My husband’s making dinner tonight and furthermore, he bought a blender so he could make the boys milkshakes for dessert. When he slid the box onto the kitchen counter, I flung open (fling? flang? flung?) the cupboard door and said, “But we have an awesome blender, right there!” An Oster, for the record, a shiny silver one. He said, “The boys said ours doesn’t work and I said, “It does work! It works perfectly!” And he said, “Dear, don’t spoil our fun,” and “The kids are only home for a few short years,” and I shut up.
Now, we own two blenders. Too bad we don’t drink Margaritas.
Um, so, earlier today, just after I finished posting on my other blog, my daughter began banging on the patio door, hysterical and screaming. I jumped to the door in one giant leap and opened it . . . she was yelling about her friend who had a bee in his shoe and he ambled and sobbed, apparently incoherent with terror.
“Is it still in there?” I asked.
He shook his head, clutched a rock and drooled as he cried louder. I sat him on the stair, intending to take off his shoes to check for a sting and found two wasps clinging to the crotch of his pants. I swept them off and yanked him away from the stairs because another wasp dive-bombed us. My daughter, meanwhile, is unharmed, yet is shrieking with sympathy terror. The boy continued to scream.
I shoved my daughter inside, then pulled the boy in and closed the door. I said again, “Is the bee in your shoe?” And he said, “No!” but pointed to his waist. I said, “Did it sting you there?” and he nodded and a bit of drool dripped down. I pulled the waistband down for a good look and there was a live wasp, crawling out of his pants.

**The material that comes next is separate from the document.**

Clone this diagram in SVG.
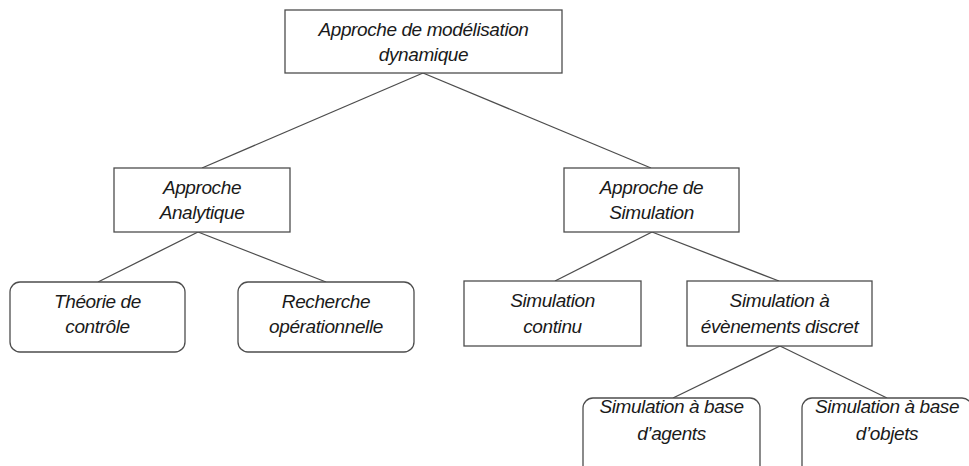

I screamed, my daughter screamed louder, the boy cried out in greater fear. I opened the door and dragged him out, closing my daughter inside. I pulled his clothes off, leaving only his Spiderman underpants. Then back inside the house.

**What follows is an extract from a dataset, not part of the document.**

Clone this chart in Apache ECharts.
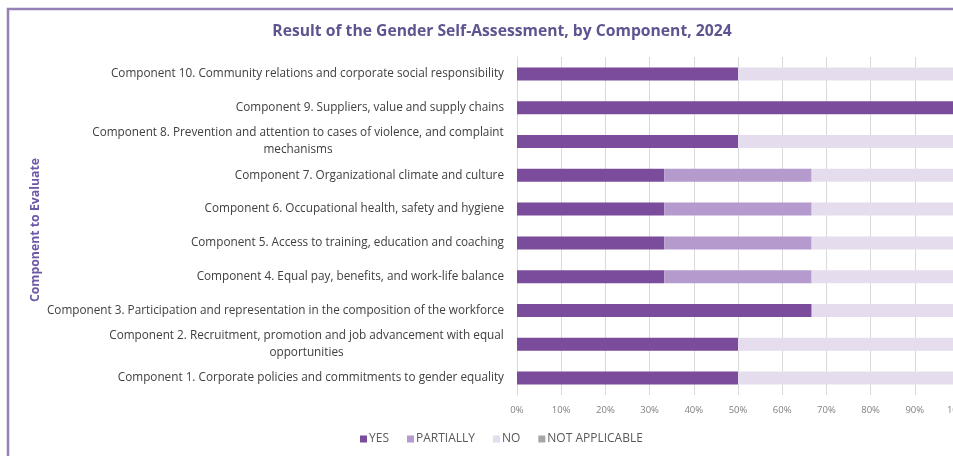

I was examining the place where he was stung and asked him if his mouth itched. (He’s a very allergic kid and I was afraid he’d have a bad reaction.) The phone rang, so I answered and with racing heart, began telling my husband what had happened. We were still all breathless from the excitement.
And then I felt a sting on the top of my foot. I said, “I just got stung!” I knew immediately, even though I had never before been stung in my 41 years on this earth. I was wearing black, wool, plush scuff-type slippers, so I began to smash my right foot on top of my left foot to kill the wasp which had to be inside my slipper. Then I opened the door, kicked my slippers outside and peeled off my sock.
Ouch! That hurt! A wasp must have burrowed into my slipper while I was outside flicking other wasps off the boy.
When I took him to the kitchen to get a band-aid (a cure-all for every sort of injury if you are four years old), I found Solarcaine, so sprayed a little on my foot to see whether it would numb the pain. It helped a bit, so I prepared to spray the boy’s stung spot and my daughter burst into fresh, loud sobs–“DON’T SPRAY HIM! DON’T SPRAY HIM!” She thought it would hurt.
The boy began to cry afresh, too.
But I sprayed him. He assured her it didn’t hurt.
(I just heard a neighbor say to my boys, “Are you going to come to my birthday party?” My boy says, “When?” and the neighbor says, “Today!” and something about Chuck-E-Cheese’s. Uh, hello? No advanced warning? No. I don’t think so.)
My foot still hurts. Perhaps I ought to start drinking Margaritas.